%%

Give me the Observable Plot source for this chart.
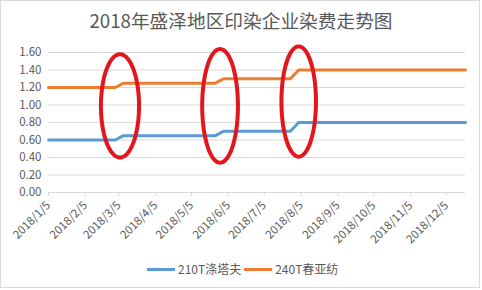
<!DOCTYPE html>
<html>
<head>
<meta charset="utf-8">
<script src="https://cdn.jsdelivr.net/npm/d3@7"></script>
<script src="https://cdn.jsdelivr.net/npm/@observablehq/plot@0.6"></script>
<style>
  html, body { margin: 0; padding: 0; background: #fff; }
  body { width: 482px; height: 290px; position: relative; overflow: hidden;
         font-family: "Noto Sans CJK SC", "Noto Sans", sans-serif; }
  #frame { position: absolute; left: 0; top: 0; width: 480px; height: 288px;
           border: 1px solid #d9d9d9; box-sizing: border-box; }
  #title { position: absolute; left: 0; width: 482px; top: 7px; text-align: center;
           font-size: 18.7px; color: #595959; line-height: 26px; }
  #chart { position: absolute; left: 0; top: 0; }
  #legend { position: absolute; top: 260px; left: 147px; font-size: 12px; color: #595959;
            display: flex; align-items: center; line-height: 18px; }
  .sw { display: inline-block; width: 28px; height: 3px; margin-right: 3px; }
  .item { display: flex; align-items: center; margin-right: 3px; }
</style>
</head>
<body>
<div id="frame"></div>
<div id="title"></div>
<div id="chart"></div>
<div id="legend"></div>
<script>
const titleText = "2018年盛泽地区印染企业染费走势图";
const seriesNames = ["210T涤塔夫", "240T春亚纺"];
const seriesColors = ["#5B9BD5", "#ED7D31"];

// weekly observations, starting 2018/1/5
const firstWeek = "2018-01-05";
const lastWeek = "2018-12-21";
const blueValues = [
  0.60, 0.60, 0.60, 0.60, 0.60, 0.60, 0.60, 0.60, 0.60,
  0.65, 0.65, 0.65, 0.65, 0.65, 0.65, 0.65, 0.65, 0.65, 0.65, 0.65, 0.65,
  0.70, 0.70, 0.70, 0.70, 0.70, 0.70, 0.70, 0.70, 0.70,
  0.80, 0.80, 0.80, 0.80, 0.80, 0.80, 0.80, 0.80, 0.80, 0.80, 0.80,
  0.80, 0.80, 0.80, 0.80, 0.80, 0.80, 0.80, 0.80, 0.80, 0.80
];
const orangeValues = [
  1.20, 1.20, 1.20, 1.20, 1.20, 1.20, 1.20, 1.20, 1.20,
  1.25, 1.25, 1.25, 1.25, 1.25, 1.25, 1.25, 1.25, 1.25, 1.25, 1.25, 1.25,
  1.30, 1.30, 1.30, 1.30, 1.30, 1.30, 1.30, 1.30, 1.30,
  1.40, 1.40, 1.40, 1.40, 1.40, 1.40, 1.40, 1.40, 1.40, 1.40, 1.40,
  1.40, 1.40, 1.40, 1.40, 1.40, 1.40, 1.40, 1.40, 1.40, 1.40
];

const xTickDates = ["2018-01-05","2018-02-05","2018-03-05","2018-04-05","2018-05-05","2018-06-05",
                    "2018-07-05","2018-08-05","2018-09-05","2018-10-05","2018-11-05","2018-12-05"];
const xTickLabels = ["2018/1/5","2018/2/5","2018/3/5","2018/4/5","2018/5/5","2018/6/5",
                     "2018/7/5","2018/8/5","2018/9/5","2018/10/5","2018/11/5","2018/12/5"];
const yTicks = [0, 0.2, 0.4, 0.6, 0.8, 1.0, 1.2, 1.4, 1.6];
const yTickLabels = ["0.00","0.20","0.40","0.60","0.80","1.00","1.20","1.40","1.60"];

// red hand-drawn ellipse annotations: center date, center value, half-width (days), half-height (value)
const ellipseCenters = ["2018-03-06", "2018-05-29", "2018-08-03"];
const ellipseCenterValues = [0.99, 0.99, 1.04];
const ellipseHalfDays = [16, 15, 14.5];
const ellipseHalfValues = [0.59, 0.65, 0.63];

const weeks = d3.utcDay.range(new Date(firstWeek), d3.utcDay.offset(new Date(lastWeek), 1), 7);
const rows = [];
weeks.forEach((d, i) => {
  rows.push({date: d, value: blueValues[i], series: seriesNames[0]});
  rows.push({date: d, value: orangeValues[i], series: seriesNames[1]});
});

const ellipsePts = [];
ellipseCenters.forEach((c, k) => {
  const cd = new Date(c);
  for (let i = 0; i <= 60; i++) {
    const t = (i / 60) * 2 * Math.PI;
    ellipsePts.push({
      id: k,
      date: new Date(+cd + Math.cos(t) * ellipseHalfDays[k] * 864e5),
      value: ellipseCenterValues[k] + Math.sin(t) * ellipseHalfValues[k]
    });
  }
});

const tickDates = xTickDates.map(s => new Date(s));
const labelOf = new Map(tickDates.map((d, i) => [+d, xTickLabels[i]]));
const yLabelOf = new Map(yTicks.map((v, i) => [v, yTickLabels[i]]));

const chart = Plot.plot({
  width: 482,
  height: 290,
  marginTop: 52,
  marginBottom: 98,
  marginLeft: 48,
  marginRight: 17,
  style: {fontFamily: '"Noto Sans CJK SC", "Noto Sans", sans-serif', fontSize: "11.5px", color: "#595959", background: "transparent", overflow: "visible"},
  x: {type: "utc", domain: [new Date(firstWeek), new Date(lastWeek)], ticks: tickDates,
      tickFormat: d => labelOf.get(+d), tickRotate: -45, tickSize: 0, tickPadding: 11, label: null},
  y: {domain: [0, 1.6], ticks: yTicks, tickFormat: v => yLabelOf.get(v), tickSize: 0, tickPadding: 7, label: null},
  color: {domain: seriesNames, range: seriesColors},
  marks: [
    Plot.ruleY(yTicks, {stroke: "#d9d9d9", strokeWidth: 1}),
    Plot.ruleX(tickDates, {y1: 0, y2: -0.045, stroke: "#d9d9d9"}),
    Plot.line(rows, {x: "date", y: "value", z: "series", stroke: "series", strokeWidth: 3, strokeLinecap: "round", strokeLinejoin: "round"}),
    Plot.line(ellipsePts, {x: "date", y: "value", z: "id", stroke: "#E3161E", strokeWidth: 4, curve: "catmull-rom"})
  ]
});
document.getElementById("chart").appendChild(chart);
document.getElementById("title").textContent = titleText;

const legend = document.getElementById("legend");
seriesNames.forEach((name, i) => {
  const item = document.createElement("span");
  item.className = "item";
  const sw = document.createElement("span");
  sw.className = "sw";
  sw.style.background = seriesColors[i];
  item.appendChild(sw);
  const t = document.createElement("span");
  t.textContent = name;
  item.appendChild(t);
  legend.appendChild(item);
});
</script>
</body>
</html>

%%

AIM OF THE TASK
Quote everything in the listing above exactly; pictures are the only thing to omit.

OUTPUT OF THE EXERCISE
Give me the Observable Plot source for this chart.
<!DOCTYPE html>
<html>
<head>
<meta charset="utf-8">
<script src="https://cdn.jsdelivr.net/npm/d3@7"></script>
<script src="https://cdn.jsdelivr.net/npm/@observablehq/plot@0.6"></script>
<style>
  html, body { margin: 0; padding: 0; background: #fff; }
  body { width: 482px; height: 290px; position: relative; overflow: hidden;
         font-family: "Noto Sans CJK SC", "Noto Sans", sans-serif; }
  #frame { position: absolute; left: 0; top: 0; width: 480px; height: 288px;
           border: 1px solid #d9d9d9; box-sizing: border-box; }
  #title { position: absolute; left: 0; width: 482px; top: 7px; text-align: center;
           font-size: 18.7px; color: #595959; line-height: 26px; }
  #chart { position: absolute; left: 0; top: 0; }
  #legend { position: absolute; top: 260px; left: 147px; font-size: 12px; color: #595959;
            display: flex; align-items: center; line-height: 18px; }
  .sw { display: inline-block; width: 28px; height: 3px; margin-right: 3px; }
  .item { display: flex; align-items: center; margin-right: 3px; }
</style>
</head>
<body>
<div id="frame"></div>
<div id="title"></div>
<div id="chart"></div>
<div id="legend"></div>
<script>
const titleText = "2018年盛泽地区印染企业染费走势图";
const seriesNames = ["210T涤塔夫", "240T春亚纺"];
const seriesColors = ["#5B9BD5", "#ED7D31"];

// weekly observations, starting 2018/1/5
const firstWeek = "2018-01-05";
const lastWeek = "2018-12-21";
const blueValues = [
  0.60, 0.60, 0.60, 0.60, 0.60, 0.60, 0.60, 0.60, 0.60,
  0.65, 0.65, 0.65, 0.65, 0.65, 0.65, 0.65, 0.65, 0.65, 0.65, 0.65, 0.65,
  0.70, 0.70, 0.70, 0.70, 0.70, 0.70, 0.70, 0.70, 0.70,
  0.80, 0.80, 0.80, 0.80, 0.80, 0.80, 0.80, 0.80, 0.80, 0.80, 0.80,
  0.80, 0.80, 0.80, 0.80, 0.80, 0.80, 0.80, 0.80, 0.80, 0.80
];
const orangeValues = [
  1.20, 1.20, 1.20, 1.20, 1.20, 1.20, 1.20, 1.20, 1.20,
  1.25, 1.25, 1.25, 1.25, 1.25, 1.25, 1.25, 1.25, 1.25, 1.25, 1.25, 1.25,
  1.30, 1.30, 1.30, 1.30, 1.30, 1.30, 1.30, 1.30, 1.30,
  1.40, 1.40, 1.40, 1.40, 1.40, 1.40, 1.40, 1.40, 1.40, 1.40, 1.40,
  1.40, 1.40, 1.40, 1.40, 1.40, 1.40, 1.40, 1.40, 1.40, 1.40
];

const xTickDates = ["2018-01-05","2018-02-05","2018-03-05","2018-04-05","2018-05-05","2018-06-05",
                    "2018-07-05","2018-08-05","2018-09-05","2018-10-05","2018-11-05","2018-12-05"];
const xTickLabels = ["2018/1/5","2018/2/5","2018/3/5","2018/4/5","2018/5/5","2018/6/5",
                     "2018/7/5","2018/8/5","2018/9/5","2018/10/5","2018/11/5","2018/12/5"];
const yTicks = [0, 0.2, 0.4, 0.6, 0.8, 1.0, 1.2, 1.4, 1.6];
const yTickLabels = ["0.00","0.20","0.40","0.60","0.80","1.00","1.20","1.40","1.60"];

// red hand-drawn ellipse annotations: center date, center value, half-width (days), half-height (value)
const ellipseCenters = ["2018-03-06", "2018-05-29", "2018-08-03"];
const ellipseCenterValues = [0.99, 0.99, 1.04];
const ellipseHalfDays = [16, 15, 14.5];
const ellipseHalfValues = [0.59, 0.65, 0.63];

const weeks = d3.utcDay.range(new Date(firstWeek), d3.utcDay.offset(new Date(lastWeek), 1), 7);
const rows = [];
weeks.forEach((d, i) => {
  rows.push({date: d, value: blueValues[i], series: seriesNames[0]});
  rows.push({date: d, value: orangeValues[i], series: seriesNames[1]});
});

const ellipsePts = [];
ellipseCenters.forEach((c, k) => {
  const cd = new Date(c);
  for (let i = 0; i <= 60; i++) {
    const t = (i / 60) * 2 * Math.PI;
    ellipsePts.push({
      id: k,
      date: new Date(+cd + Math.cos(t) * ellipseHalfDays[k] * 864e5),
      value: ellipseCenterValues[k] + Math.sin(t) * ellipseHalfValues[k]
    });
  }
});

const tickDates = xTickDates.map(s => new Date(s));
const labelOf = new Map(tickDates.map((d, i) => [+d, xTickLabels[i]]));
const yLabelOf = new Map(yTicks.map((v, i) => [v, yTickLabels[i]]));

const chart = Plot.plot({
  width: 482,
  height: 290,
  marginTop: 52,
  marginBottom: 98,
  marginLeft: 48,
  marginRight: 17,
  style: {fontFamily: '"Noto Sans CJK SC", "Noto Sans", sans-serif', fontSize: "11.5px", color: "#595959", background: "transparent", overflow: "visible"},
  x: {type: "utc", domain: [new Date(firstWeek), new Date(lastWeek)], ticks: tickDates,
      tickFormat: d => labelOf.get(+d), tickRotate: -45, tickSize: 0, tickPadding: 11, label: null},
  y: {domain: [0, 1.6], ticks: yTicks, tickFormat: v => yLabelOf.get(v), tickSize: 0, tickPadding: 7, label: null},
  color: {domain: seriesNames, range: seriesColors},
  marks: [
    Plot.ruleY(yTicks, {stroke: "#d9d9d9", strokeWidth: 1}),
    Plot.ruleX(tickDates, {y1: 0, y2: -0.045, stroke: "#d9d9d9"}),
    Plot.line(rows, {x: "date", y: "value", z: "series", stroke: "series", strokeWidth: 3, strokeLinecap: "round", strokeLinejoin: "round"}),
    Plot.line(ellipsePts, {x: "date", y: "value", z: "id", stroke: "#E3161E", strokeWidth: 4, curve: "catmull-rom"})
  ]
});
document.getElementById("chart").appendChild(chart);
document.getElementById("title").textContent = titleText;

const legend = document.getElementById("legend");
seriesNames.forEach((name, i) => {
  const item = document.createElement("span");
  item.className = "item";
  const sw = document.createElement("span");
  sw.className = "sw";
  sw.style.background = seriesColors[i];
  item.appendChild(sw);
  const t = document.createElement("span");
  t.textContent = name;
  item.appendChild(t);
  legend.appendChild(item);
});
</script>
</body>
</html>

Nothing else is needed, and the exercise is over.